Given the challenges of organizational psychology (aka herding kittens), where trying harder won't change outcomes, I support the strategy of multiple competing teams, as detailed in the book Design Rules: The Power of Modularity.

http://www.amazon.com/Design-Rules-Vol-Power-Modularity/dp/0...

specialist · 2012-07-07 · Original thread
I met Grady Booch at the kickoff meeting for the Society of Software Architects (or some such). OOPSLA 1998 in Vancouver.

I asked Grady Booch "What is software architecture?"

He answered "Software architecture is what software architects 'do'."

At that point I stopped caring.

Until I found the book Design Rules: The Power of Modularity. http://www.amazon.com/Design-Rules-Vol-Power-Modularity/dp/0...

It is the sole source I've ever encountered that had anything useful, actionable, insightful, informative, rigorous, etc.

Alas, I've never been able to synthesis Design Rules' methodology into any of my efforts.

Because what I do is software craftsmanship. I've designed some awesome stuff (and a lot of crap). But nothing rigorous, repeatable, explainable.

For a few years, I bought every software design book I could find. Some of them actually good. But the ones claiming to be about "software architecture" are really describing software craftsmanship.
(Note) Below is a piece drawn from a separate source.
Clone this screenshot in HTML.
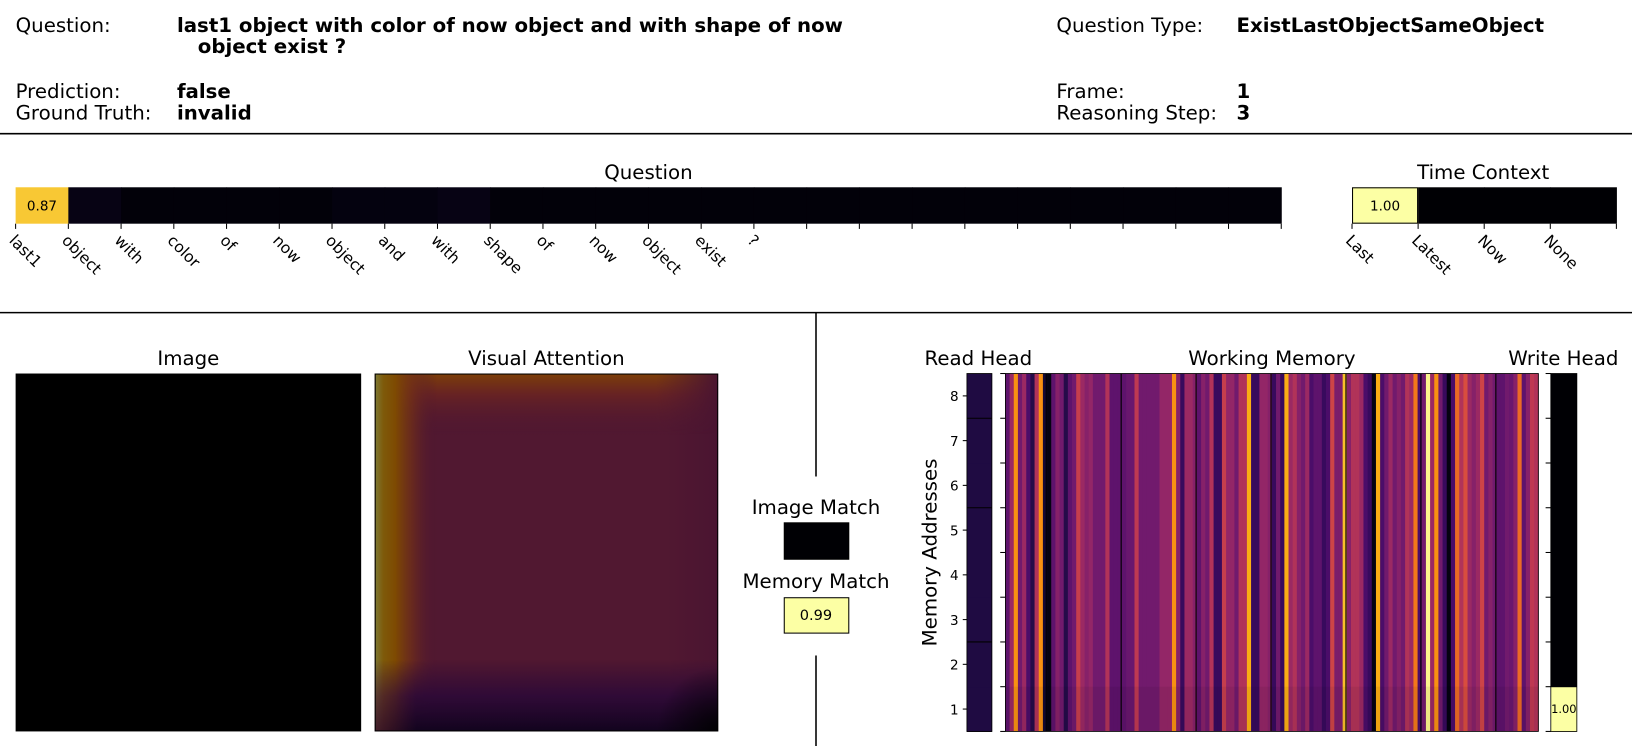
<!DOCTYPE html>
<html><head><meta charset="utf-8">
<style>
html,body{margin:0;padding:0;background:#fff;}
svg{display:block;font-family:"DejaVu Sans","Liberation Sans",sans-serif;}
</style></head>
<body>
<svg id="fig" width="1632" height="746" viewBox="0 0 1568 717" preserveAspectRatio="none" xmlns="http://www.w3.org/2000/svg">
<defs>
  <linearGradient id="gTop" x1="0" y1="0" x2="0" y2="1">
    <stop offset="0" stop-color="#7e4008" stop-opacity="1"/>
    <stop offset="0.06" stop-color="#6e2620" stop-opacity="0.75"/>
    <stop offset="0.17" stop-color="#511831" stop-opacity="0"/>
  </linearGradient>
  <linearGradient id="gTopFade" x1="0" y1="0" x2="1" y2="0">
    <stop offset="0" stop-color="#fff" stop-opacity="1"/>
    <stop offset="0.82" stop-color="#fff" stop-opacity="1"/>
    <stop offset="1" stop-color="#fff" stop-opacity="0"/>
  </linearGradient>
  <mask id="mTop"><rect x="360" y="359" width="330" height="344" fill="url(#gTopFade)"/></mask>
  <linearGradient id="gLeft" x1="0" y1="0" x2="1" y2="0">
    <stop offset="0" stop-color="#7d7a35"/>
    <stop offset="0.025" stop-color="#7e5a0a"/>
    <stop offset="0.06" stop-color="#7e4a02"/>
    <stop offset="0.11" stop-color="#713018" stop-opacity="0.7"/>
    <stop offset="0.18" stop-color="#511831" stop-opacity="0"/>
  </linearGradient>
  <linearGradient id="gLeftFade" x1="0" y1="0" x2="0" y2="1">
    <stop offset="0" stop-color="#fff"/>
    <stop offset="0.8" stop-color="#fff"/>
    <stop offset="1" stop-color="#fff" stop-opacity="0.2"/>
  </linearGradient>
  <mask id="mLeft"><rect x="360" y="359" width="330" height="344" fill="url(#gLeftFade)"/></mask>
  <linearGradient id="gBot" x1="0" y1="0" x2="0" y2="1">
    <stop offset="0.8" stop-color="#2a0838" stop-opacity="0"/>
    <stop offset="0.9" stop-color="#2a0838" stop-opacity="0.85"/>
    <stop offset="1" stop-color="#12041e" stop-opacity="1"/>
  </linearGradient>
  <linearGradient id="gBotFade" x1="0" y1="0" x2="1" y2="0">
    <stop offset="0" stop-color="#fff" stop-opacity="0.3"/>
    <stop offset="0.12" stop-color="#fff" stop-opacity="1"/>
    <stop offset="1" stop-color="#fff" stop-opacity="1"/>
  </linearGradient>
  <mask id="mBot"><rect x="360" y="359" width="330" height="344" fill="url(#gBotFade)"/></mask>
  <linearGradient id="gRight" x1="0" y1="0" x2="1" y2="0">
    <stop offset="0.85" stop-color="#3a0c30" stop-opacity="0"/>
    <stop offset="1" stop-color="#3a0c30" stop-opacity="0.3"/>
  </linearGradient>
  <radialGradient id="gBR" cx="1" cy="1" r="0.18">
    <stop offset="0" stop-color="#000" stop-opacity="0.9"/>
    <stop offset="1" stop-color="#000" stop-opacity="0"/>
  </radialGradient>
</defs>

<g font-size="19">
  <text x="15" y="31">Question:</text>
  <text x="170" y="31" font-weight="bold">last1 object with color of now object and with shape of now</text>
  <text x="190" y="51" font-weight="bold">object exist ?</text>
  <text x="15" y="94">Prediction:</text>
  <text x="170" y="94" font-weight="bold">false</text>
  <text x="15" y="115">Ground Truth:</text>
  <text x="170" y="115" font-weight="bold">invalid</text>
  <text x="1015" y="31">Question Type:</text>
  <text x="1188" y="31" font-weight="bold">ExistLastObjectSameObject</text>
  <text x="1015" y="94">Frame:</text>
  <text x="1188" y="94" font-weight="bold">1</text>
  <text x="1015" y="115">Reasoning Step:</text>
  <text x="1188" y="115" font-weight="bold">3</text>
</g>
<line x1="0" y1="128.5" x2="1568" y2="128.5" stroke="#000" stroke-width="1.5"/>
<line x1="0" y1="300.5" x2="1568" y2="300.5" stroke="#000" stroke-width="1.5"/>
<line x1="784" y1="300" x2="784" y2="458" stroke="#000" stroke-width="1.5"/>
<line x1="784" y1="630" x2="784" y2="717" stroke="#000" stroke-width="1.5"/>

<text x="623" y="172" font-size="19" text-anchor="middle">Question</text>
<g id="qbar"></g>
<text x="1425" y="172" font-size="19" text-anchor="middle">Time Context</text>
<g id="tbar"></g>

<text x="181" y="351" font-size="19" text-anchor="middle">Image</text>
<rect x="15.5" y="359.5" width="331" height="343" fill="#000" stroke="#000"/>

<text x="525" y="351" font-size="19" text-anchor="middle">Visual Attention</text>
<g>
  <rect x="360" y="359" width="330" height="344" fill="#511831"/>
  <rect x="360" y="359" width="330" height="344" fill="url(#gRight)"/>
  <rect x="360" y="359" width="330" height="344" fill="url(#gTop)" mask="url(#mTop)"/>
  <rect x="360" y="359" width="330" height="344" fill="url(#gLeft)" mask="url(#mLeft)"/>
  <rect x="360" y="359" width="330" height="344" fill="url(#gBot)" mask="url(#mBot)"/>
  <rect x="360" y="359" width="330" height="344" fill="url(#gBR)"/>
  <rect x="360.5" y="359.5" width="329" height="343" fill="none" stroke="#000"/>
</g>

<text x="784" y="494" font-size="19" text-anchor="middle">Image Match</text>
<rect x="753.5" y="502.5" width="62" height="35" fill="#000004" stroke="#000"/>
<text x="784" y="565" font-size="19" text-anchor="middle">Memory Match</text>
<rect x="753.5" y="574.5" width="62" height="34" fill="#fcffa4" stroke="#000"/>
<text x="784" y="596" font-size="14" text-anchor="middle">0.99</text>

<text x="940" y="351" font-size="19" text-anchor="middle">Read Head</text>
<text x="1222" y="351" font-size="19" text-anchor="middle">Working Memory</text>
<text x="1502" y="351" font-size="19" text-anchor="middle">Write Head</text>
<text x="0" y="0" font-size="19" text-anchor="middle" transform="translate(900,531) rotate(-90)">Memory Addresses</text>
<g id="mem"></g>
</svg>

<script>
const questionWords = ["last1","object","with","color","of","now","object","and","with","shape","of","now","object","exist","?"];
const questionAttention = [0.87,0.03,0.01,0.01,0.01,0.01,0.02,0.02,0.03,0.01,0.01,0.01,0.01,0.01,0.01,0.01,0.01,0.01,0.01,0.01,0.01,0.01,0.01,0.01];
const timeLabels = ["Last","Latest","Now","None"];
const timeAttention = [1.00,0.0,0.0,0.0];
const addressLabels = ["1","2","3","4","5","6","7","8"];
const readHead = [0.12,0.12,0.12,0.12,0.12,0.12,0.12,0.12];
const writeHead = [1.00,0.0,0.0,0.0,0.0,0.0,0.0,0.0];
const memoryColumns = [
0.35,0.5,0.8,0.4,0.5,0.3,0.2,0.55,0.8,0.15,0.05,0.35,0.45,0.4,0.2,0.35,0.4,0.6,0.5,0.45,0.48,0.4,0.4,0.4,0.55,0.35,0.35,0.35,
0.35,0.38,0.38,0.58,0.4,0.4,0.4,0.4,0.4,0.48,0.48,0.48,0.8,0.45,0.25,0.5,0.5,0.45,0.35,
0.45,0.4,0.55,0.25,0.25,0.6,0.48,0.48,0.4,0.55,0.55,0.85,0.25,0.25,0.48,0.48,0.45,0.25,0.4,0.25,0.85,0.5,0.55,0.45,0.4,0.5,0.3,0.35,0.35,0.25,0.3,0.62,0.42,0.42,0.88,0.45,0.55,0.55,0.5,0.3,0.25,0.05,0.85,0.3,0.4,
0.5,0.4,0.45,0.4,0.55,0.5,0.75,0.3,0.4,0.98,0.5,0.8,0.4,0.25,0.05,0.3,0.72,0.55,0.65,0.5,0.45,0.5,0.62,0.4,0.45,0.4,0.35,0.35,0.4,0.38,0.45,0.72,0.35,0.45,0.58,0.55];
const memorySeparators = [9.8,27.8,45.8,63.8,81.8,99.8,117.8];

const NS = "http://www.w3.org/2000/svg";
const stops = [[0,0,0,4],[0.1,22,11,57],[0.2,66,10,104],[0.3,106,23,110],[0.4,147,38,103],[0.5,188,55,84],[0.6,221,81,58],[0.7,243,120,25],[0.8,252,165,10],[0.9,246,215,70],[1,252,255,164]];
function inferno(v){
  v=Math.max(0,Math.min(1,v));
  for(let i=1;i<stops.length;i++){
    if(v<=stops[i][0]){
      const a=stops[i-1],b=stops[i],t=(v-a[0])/(b[0]-a[0]);
      return `rgb(${Math.round(a[1]+t*(b[1]-a[1]))},${Math.round(a[2]+t*(b[2]-a[2]))},${Math.round(a[3]+t*(b[3]-a[3]))})`;
    }
  }
  return "rgb(252,255,164)";
}
function memColor(v){ return inferno(Math.pow(Math.max(0,v),1.25)); }
function mk(tag, attrs, parent){
  const e=document.createElementNS(NS,tag);
  for(const k in attrs) e.setAttribute(k,attrs[k]);
  parent.appendChild(e); return e;
}

(function(){
  const g=document.getElementById('qbar');
  const x0=15,x1=1231,y0=180,h=35;
  const cw=(x1-x0)/questionAttention.length;
  const xs=i=>x0+i*cw;
  questionAttention.forEach((v,i)=>{
    const r=mk('rect',{x:xs(i),y:y0,width:cw+0.5,height:h,fill:inferno(v)},g);
    
    
    if(v>0.5){
      const t=mk('text',{x:xs(i)+cw/2,y:y0+h/2+5,'font-size':13,'text-anchor':'middle'},g);
      
      
      t.textContent=v.toFixed(2);
    }
  });
  for(let i=0;i<=questionAttention.length;i++){
    const l=mk('line',{x1:xs(i),y1:y0+h,x2:xs(i),y2:y0+h+5,stroke:'#000','stroke-width':1},g);
    
    
  }
  questionWords.forEach((w,i)=>{
    const t=mk('text',{x:0,y:0,'font-size':15,transform:`translate(${xs(i)-7},${y0+h+17}) rotate(45)`},g);
    
    
    t.textContent=w;
  });
})();

(function(){
  const g=document.getElementById('tbar');
  const x0=1299,x1=1553,y0=180,h=35;
  const cw=(x1-x0)/timeAttention.length;
  const xs=i=>x0+i*cw;
  timeAttention.forEach((v,i)=>{
    const r=mk('rect',{x:xs(i),y:y0,width:cw+0.5,height:h,fill:inferno(v)},g);
    
    
    if(v>0.5){
      const t=mk('text',{x:xs(i)+cw/2,y:y0+h/2+5,'font-size':13,'text-anchor':'middle'},g);
      
      
      t.textContent=v.toFixed(2);
    }
  });
  mk('rect',{x:x0+0.5,y:y0+0.5,width:cw-1,height:h-1,fill:'none',stroke:'#000'},g);
  for(let i=0;i<=timeAttention.length;i++){
    const l=mk('line',{x1:xs(i),y1:y0+h,x2:xs(i),y2:y0+h+5,stroke:'#000'},g);
    
    
  }
  timeLabels.forEach((w,i)=>{
    const t=mk('text',{x:0,y:0,'font-size':15,transform:`translate(${xs(i)-7},${y0+h+17}) rotate(45)`},g);
    
    
    t.textContent=w;
  });
})();

(function(){
  const g=document.getElementById('mem');
  const y0=359,y1=703,n=addressLabels.length,rh=(y1-y0)/n;
  const ys=i=>y1-(i+1)*rh;
  const rx=929,rw=24;
  readHead.forEach((v,i)=>{
    const r=mk('rect',{x:rx,y:ys(i),width:rw,height:rh+0.5,fill:inferno(v)},g);
    
    
  });
  [2,5,7].forEach(i=>{ mk('line',{x1:rx,x2:rx+rw,y1:y1-i*rh,y2:y1-i*rh,stroke:'#000','stroke-width':1},g); });
  mk('rect',{x:rx,y:y0,width:rw,height:y1-y0,fill:'none',stroke:'#000','stroke-width':0.8},g);
  addressLabels.forEach((a,i)=>{
    const cy=ys(i)+rh/2;
    mk('line',{x1:rx-4,x2:rx,y1:cy,y2:cy,stroke:'#000'},g);
    const t=mk('text',{x:rx-8,y:cy+5,'font-size':13,'text-anchor':'end'},g);
    
    
    t.textContent=a;
  });
  const mx0=966,mx1=1478,N=memoryColumns.length,cw=(mx1-mx0)/N;
  const xs=i=>mx0+i*cw;
  memoryColumns.forEach((v,i)=>{
    const r=mk('rect',{x:xs(i),y:y0,width:cw+0.4,height:y1-y0,fill:memColor(v)},g);
    
    
  });
  mk('rect',{x:mx0,y:y1-rh,width:mx1-mx0,height:rh,fill:'#000',opacity:0.06},g);
  memorySeparators.forEach(s=>{
    const l=mk('line',{x1:xs(s),x2:xs(s),y1:y0,y2:y1,stroke:'#000','stroke-width':1.1},g);
    
    
  });
  mk('rect',{x:mx0,y:y0,width:mx1-mx0,height:y1-y0,fill:'none',stroke:'#000','stroke-width':0.8},g);
  for(let i=0;i<=n;i++){ mk('line',{x1:mx0-5,x2:mx0,y1:y1-i*rh,y2:y1-i*rh,stroke:'#000'},g); }
  const wx=1490,ww=25;
  writeHead.forEach((v,i)=>{
    const r=mk('rect',{x:wx,y:ys(i),width:ww,height:rh+0.5,fill:inferno(v)},g);
    
    
    if(v>0.5){
      const t=mk('text',{x:wx+ww/2,y:ys(i)+rh/2+4,'font-size':11,'text-anchor':'middle'},g);
      
      
      t.textContent=v.toFixed(2);
    }
  });
  mk('rect',{x:wx,y:y0,width:ww,height:y1-y0,fill:'none',stroke:'#000','stroke-width':0.8},g);
  for(let i=0;i<=n;i++){ mk('line',{x1:wx-5,x2:wx,y1:y1-i*rh,y2:y1-i*rh,stroke:'#000'},g); }
})();
</script>
</body></html>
Describe as in descriptive, vs prescriptive.

From memory, Design Rules states that architecture is the set of visible design choices in a product. The entire thesis of the book, backed by oodles of case studies and data, is that deciding where the lines between subsystems, the interfaces, and the allowable parameters for those interfaces, is architecture.

PS- Just read the OP. Nothing actionable. Move along.